「その手はくわなの焼き蛤」で知られる桑名市は、名古屋から鉄道で20分。名古屋市への通勤圏として大規模なニュータウン開発が行われ、人口増加の著しい都市であるが、一方で城下町、宿場町の歴史を有する都市でもある。
2001年は桑名のまちづくりの最初となった「慶長の町割」から400年にあたり、桑名市ではこの年を「平成のまちづくり元年」とし、市民との協働によってまちづくりをすすめていくきっかけとして「平成のまちづくりくわなルネッサンス」として様々な事業を実施した。
この本もその一貫として、市民参加による編集委員会を立ち上げ、取組まれたものであるが、編集委員の桑名に対する熱い思いから、本の構成を決めるまでに時間がかかり、編集委員会22回、そのほかにも現地調査やインタビュー調査、市民参加の試読会などを実施し、2年半かかってできあがったのが本書である。
編集委員には伊勢のまちづくりブックにも関わられた三重大学の浅野先生、埼玉大学の梶島先生にも参加いただき、その経験をいかした提案をしていただき、これまでのまちづくりブックとは違った桑名ならではのものにしようと議論が重ねられた。
その結果、本書では桑名の暮らしの豊かさとまちづくりの歴史に着目し、そこからまちをつくりあげるための様々な力=「まちづくり市民力」を導きだし、この力を知り、身につけ、実践することを「まちづくり極意」として示している。さらに、本書では実際にまちに接近するための手ほどきを「まちを識(し)る術(すべ)」として紹介している。
桑名を題材にしながらも、このプロセスや導きだされた「まちづくり市民力」は、どこのまちづくりにも通じるだろう。
まちづくりコンサルタントとして編集委員会の事務局に参加、一部執筆も担当した。本づくりがこんなに手間がかかるものとは思ってもいなかったが、よい経験をさせていただいた。
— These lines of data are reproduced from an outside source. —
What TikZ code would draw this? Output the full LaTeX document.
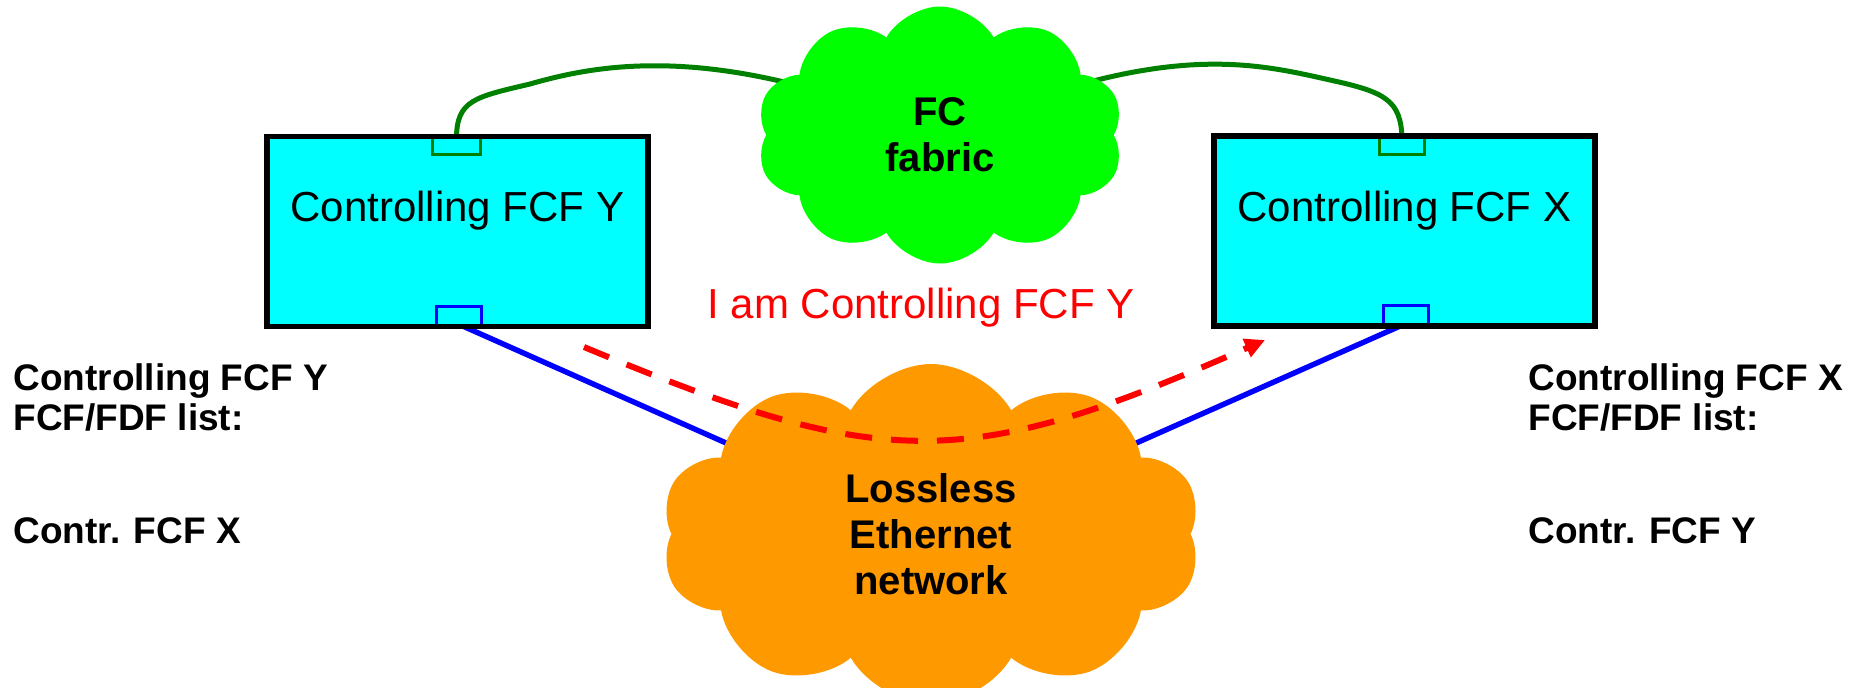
\documentclass[tikz,border=0pt]{standalone}
\usepackage{fontspec}
\setmainfont{Liberation Sans}
\usetikzlibrary{shapes.symbols,arrows.meta}
\definecolor{boxcyan}{rgb}{0, 1.0, 1.0}
\definecolor{fabricgreen}{rgb}{0, 1.0, 0}
\definecolor{cablegreen}{rgb}{0, 0.5, 0}
\definecolor{lanorange}{rgb}{1.0, 0.6, 0}

\begin{document}
\begin{tikzpicture}[x=0.5pt,y=-0.5pt]
  \tikzset{BoxStyle/.style = {
    shape         = rectangle,
    draw          = black,
    fill          = boxcyan,
    line width    = 2.8pt,
    inner sep     = 0pt,
    minimum width = 190.5pt,
    minimum height = 95pt
    }
  }
  \tikzset{BoxTextStyle/.style = {
    text          = black,
    inner sep     = 0pt,
    anchor        = base,
    font          = \fontsize{21}{25}\selectfont
    }
  }
  \tikzset{PortStyle/.style = {
    shape         = rectangle,
    draw          = none,
    inner sep     = 0pt,
    minimum width = 23pt,
    minimum height = 8pt
    }
  }
  \tikzset{FcPortStyle/.style = {
    draw          = cablegreen,
    line width    = 1.8pt
    }
  }
  \tikzset{EthPortStyle/.style = {
    draw          = blue,
    line width    = 1.8pt
    }
  }
  \tikzset{CableStyle/.style = {
    draw          = cablegreen,
    line width    = 2.5pt
    }
  }
  \tikzset{LinkStyle/.style = {
    draw          = blue,
    line width    = 2.7pt
    }
  }
  \tikzset{CloudStyle/.style = {
    shape         = cloud,
    cloud puffs   = 10,
    cloud puff arc = 120,
    cloud ignores aspect,
    draw          = none,
    inner sep     = 0pt,
    align         = center,
    text          = black,
    font          = \fontsize{20}{23}\selectfont\bfseries
    }
  }
  \tikzset{ListStyle/.style = {
    text          = black,
    inner sep     = 0pt,
    anchor        = base west,
    align         = left,
    font          = \fontsize{18.5}{20}\selectfont\bfseries
    }
  }
  \tikzset{MsgStyle/.style = {
    draw          = red,
    line width    = 3pt,
    dash pattern  = on 13.5pt off 9.5pt,
    -{Triangle[length=10pt,width=9.5pt]}
    }
  }

  \useasboundingbox (0,0) rectangle (1861,687);

  % cloud centres and message ends
  \coordinate (fabc) at (940,135);
  \coordinate (lanc) at (931,534);
  \coordinate (msgA) at (584,347);
  \coordinate (msgB) at (1265,340);

  % ports
  \node[PortStyle, minimum width=23.5pt, minimum height=7.5pt](gpY) at (456.5,146.5) {};
  \node[PortStyle, minimum width=22pt, minimum height=8.5pt](bpY) at (459,315.5) {};
  \node[PortStyle, minimum width=22pt, minimum height=7.5pt](gpX) at (1402,146.5) {};
  \node[PortStyle, minimum width=22pt, minimum height=8.5pt](bpX) at (1406,314.5) {};

  % links
  \draw[CableStyle](gpY.north) .. controls (456.5,100) and (475,97) .. (530,84)
    .. controls (600,64) and (720,40) .. (fabc);
  \draw[CableStyle](gpX.north) .. controls (1401,100) and (1385,92) .. (1330,80)
    .. controls (1250,62) and (1160,40) .. (fabc);
  \draw[LinkStyle](bpY.south) -- (lanc);
  \draw[LinkStyle](bpX.south) -- (lanc);

  % FCF boxes
  \node[BoxStyle](fcfY) at (457.5,231.5) {};
  \node[BoxStyle](fcfX) at (1404.25,230.75) {};
  \node[BoxTextStyle](fcfYtxt) at (457.5,221) {Controlling FCF Y};
  \node[BoxTextStyle](fcfXtxt) at (1404.5,221) {Controlling FCF X};

  \draw[FcPortStyle](gpY.north west) |- (gpY.south east) -- (gpY.north east);
  \draw[FcPortStyle](gpX.north west) |- (gpX.south east) -- (gpX.north east);
  \draw[EthPortStyle](bpY.south west) |- (bpY.north east) -- (bpY.south east);
  \draw[EthPortStyle](bpX.south west) |- (bpX.north east) -- (bpX.south east);

  % clouds
  \node[CloudStyle, fill=fabricgreen, minimum width=183.5pt, minimum height=128.5pt](fab) at (fabc) {FC\\fabric};
  \node[CloudStyle, fill=lanorange, minimum width=270pt, minimum height=170pt](lan) at (lanc) {Lossless\\Ethernet\\network};

  % message
  \node[BoxTextStyle, text=red](msgtxt) at (921,318) {I am Controlling FCF Y};
  \draw[MsgStyle](msgA) .. controls (884,472) and (965,472) .. (msgB);

  % FCF/FDF lists
  \node[ListStyle](listY) at (13,430) {Controlling FCF Y\\FCF/FDF list:};
  \node[ListStyle](entryY) at (13,543) {Contr. FCF X};
  \node[ListStyle](listX) at (1528,430) {Controlling FCF X\\FCF/FDF list:};
  \node[ListStyle](entryX) at (1528,543) {Contr. FCF Y};

\end{tikzpicture}
\end{document}
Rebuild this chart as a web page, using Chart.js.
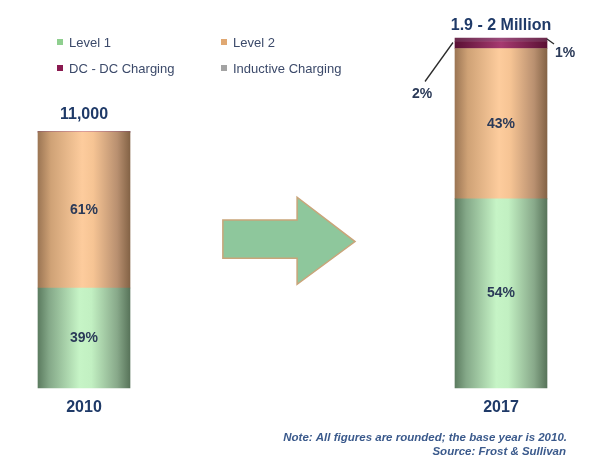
<!DOCTYPE html>
<html>
<head>
<meta charset="utf-8">
<script src="https://cdn.jsdelivr.net/npm/chart.js@4.4.1/dist/chart.umd.min.js"></script>
<style>
  html, body { margin: 0; padding: 0; background: #ffffff; }
  #wrap { width: 600px; height: 472px; position: relative; }
</style>
</head>
<body>
<div id="wrap"><canvas id="c" width="600" height="472"></canvas></div>
<script>
// ---- data ----
const categories = ['2010', '2017'];
const seriesNames = ['Level 1', 'Level 2', 'DC - DC Charging', 'Inductive Charging'];
const share2010 = [39, 61, 0, 0];
const share2017 = [54, 43, 2, 1];
const totalLabels = ['11,000', '1.9 - 2 Million'];
const footnotes = ['Note: All figures are rounded; the base year is 2010.', 'Source: Frost & Sullivan'];

// ---- styles ----
const FONT = '"Liberation Sans", Arial, Helvetica, sans-serif';
const legendColors = ['#8fcf8f', '#e0a872', '#8a1a50', '#a3a3a3'];
const gradStops = [
  [[0, '#5c7c60'], [0.12, '#84a888'], [0.45, '#c6f4c6'], [0.58, '#c2f0c2'], [0.86, '#88a98a'], [1, '#58745a']],
  [[0, '#9c7654'], [0.14, '#cfa276'], [0.48, '#fdcc9d'], [0.6, '#f6c494'], [0.86, '#b99070'], [1, '#846346']],
  [[0, '#5a1034'], [0.5, '#a63a70'], [1, '#5a1034']],
  [[0, '#6a2a4c'], [0.5, '#9a4a7a'], [1, '#6a2a4c']]
];
const BAR_W = 92;

function colorFor(i) {
  return function (c) {
    if (c.type !== 'data') return legendColors[i];
    const xs = c.chart.scales.x;
    if (!xs) return legendColors[i];
    const cx = xs.getPixelForValue(c.dataIndex);
    if (!isFinite(cx)) return legendColors[i];
    const g = c.chart.ctx.createLinearGradient(cx - BAR_W / 2, 0, cx + BAR_W / 2, 0);
    gradStops[i].forEach(s => g.addColorStop(s[0], s[1]));
    return g;
  };
}

const datasets = [];
seriesNames.forEach((name, i) => {
  datasets.push({
    label: name, data: [share2010[i], null], yAxisID: 'y2010', stack: 's',
    backgroundColor: colorFor(i), borderWidth: 0, barThickness: BAR_W, clip: false, seriesIndex: i, year: 0
  });
});
seriesNames.forEach((name, i) => {
  datasets.push({
    label: name, data: [null, share2017[i]], yAxisID: 'y', stack: 's',
    backgroundColor: colorFor(i), borderWidth: 0, barThickness: BAR_W, clip: false, seriesIndex: i, year: 1
  });
});

const decorPlugin = {
  id: 'decor',
  beforeDatasetsDraw(chart) {
    const ctx = chart.ctx;
    const xs = chart.scales.x;
    const ca = chart.chartArea;
    const x0 = xs.getPixelForValue(0), x1 = xs.getPixelForValue(1);
    const span = x1 - x0, h = ca.bottom - ca.top;
    const X = f => x0 + span * f, Y = f => ca.top + h * f;
    // arrow
    ctx.save();
    ctx.beginPath();
    ctx.moveTo(X(0.333), Y(0.52));
    ctx.lineTo(X(0.511), Y(0.52));
    ctx.lineTo(X(0.511), Y(0.455));
    ctx.lineTo(X(0.65), Y(0.582));
    ctx.lineTo(X(0.511), Y(0.704));
    ctx.lineTo(X(0.511), Y(0.63));
    ctx.lineTo(X(0.333), Y(0.63));
    ctx.closePath();
    ctx.fillStyle = '#8ec79c';
    ctx.fill();
    ctx.lineWidth = 1.5;
    ctx.strokeStyle = '#c9a57a';
    ctx.stroke();
    ctx.restore();
  },
  afterDatasetsDraw(chart) {
    const ctx = chart.ctx;
    ctx.save();
    // segment labels
    ctx.textAlign = 'center';
    ctx.textBaseline = 'middle';
    ctx.font = 'bold 14px ' + FONT;
    ctx.fillStyle = '#2b3a58';
    chart.data.datasets.forEach((ds, d) => {
      const meta = chart.getDatasetMeta(d);
      meta.data.forEach((el, j) => {
        const v = ds.data[j];
        if (v == null || v === 0) return;
        const top = Math.min(el.y, el.base), bot = Math.max(el.y, el.base);
        if (v >= 5) {
          ctx.fillText(v + '%', el.x, (top + bot) / 2);
        } else {
          const left = el.x - el.width / 2, right = el.x + el.width / 2;
          ctx.strokeStyle = '#2b2b2b';
          ctx.lineWidth = 1.3;
          ctx.beginPath();
          if (ds.seriesIndex === 2) {
            ctx.moveTo(left - 2, top + 1);
            ctx.lineTo(left - 30, top + 40);
            ctx.stroke();
            ctx.fillText(v + '%', left - 33, top + 53);
          } else {
            ctx.moveTo(right, top + 1);
            ctx.lineTo(right + 7, top + 6);
            ctx.stroke();
            ctx.fillText(v + '%', right + 18, top + 15);
          }
        }
      });
    });
    // totals above bars
    ctx.font = 'bold 16px ' + FONT;
    ctx.fillStyle = '#1f3a68';
    const xs = chart.scales.x;
    [0, 1].forEach(j => {
      let top = Infinity;
      chart.data.datasets.forEach((ds, d) => {
        const el = chart.getDatasetMeta(d).data[j];
        if (ds.data[j] != null && el) top = Math.min(top, el.y);
      });
      ctx.fillText(totalLabels[j], xs.getPixelForValue(j), top - (j === 0 ? 17 : 12));
    });
    // legend (2 x 2)
    ctx.textAlign = 'left';
    ctx.font = '13px ' + FONT;
    seriesNames.forEach((name, i) => {
      const lx = 57 + (i % 2) * 164, ly = 42 + Math.floor(i / 2) * 26;
      ctx.fillStyle = legendColors[i];
      ctx.fillRect(lx, ly - 3, 6, 6);
      ctx.fillStyle = '#3c4a6a';
      ctx.fillText(name, lx + 12, ly + 1);
    });
    // footnotes
    ctx.textAlign = 'right';
    ctx.font = 'italic bold 11.5px ' + FONT;
    ctx.fillStyle = '#3b5a8c';
    ctx.fillText(footnotes[0], 567, 438);
    ctx.fillText(footnotes[1], 566, 452);
    ctx.restore();
  }
};

new Chart(document.getElementById('c'), {
  type: 'bar',
  data: { labels: categories, datasets: datasets },
  options: {
    responsive: false,
    devicePixelRatio: 1,
    animation: false,
    layout: { padding: { left: 84, right: 99, top: 38, bottom: 45 } },
    plugins: { legend: { display: false }, tooltip: { enabled: false } },
    scales: {
      x: {
        type: 'category', offset: false, stacked: true,
        grid: { display: false, drawTicks: false }, border: { display: false },
        ticks: { padding: 10, color: '#1f3a68', font: { family: FONT, size: 16, weight: 'bold' } }
      },
      y: { display: false, stacked: true, min: 0, max: 100 },
      y2010: { display: false, stacked: true, min: 0, max: 136.7 }
    }
  },
  plugins: [decorPlugin]
});
</script>
</body>
</html>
この取組みは、本ができれば終わりというものではない。これに活用し、桑名市民に桑名のまちに愛着をもってもらい、「まちづくり」への新たな一歩を踏み出してもらうことが重要だ。
桑名市民のみならず、自分たちのまちを見なおし、新たな「まちづくり」の展開を模索している他のまちのみなさんにも読んでいただければと思う。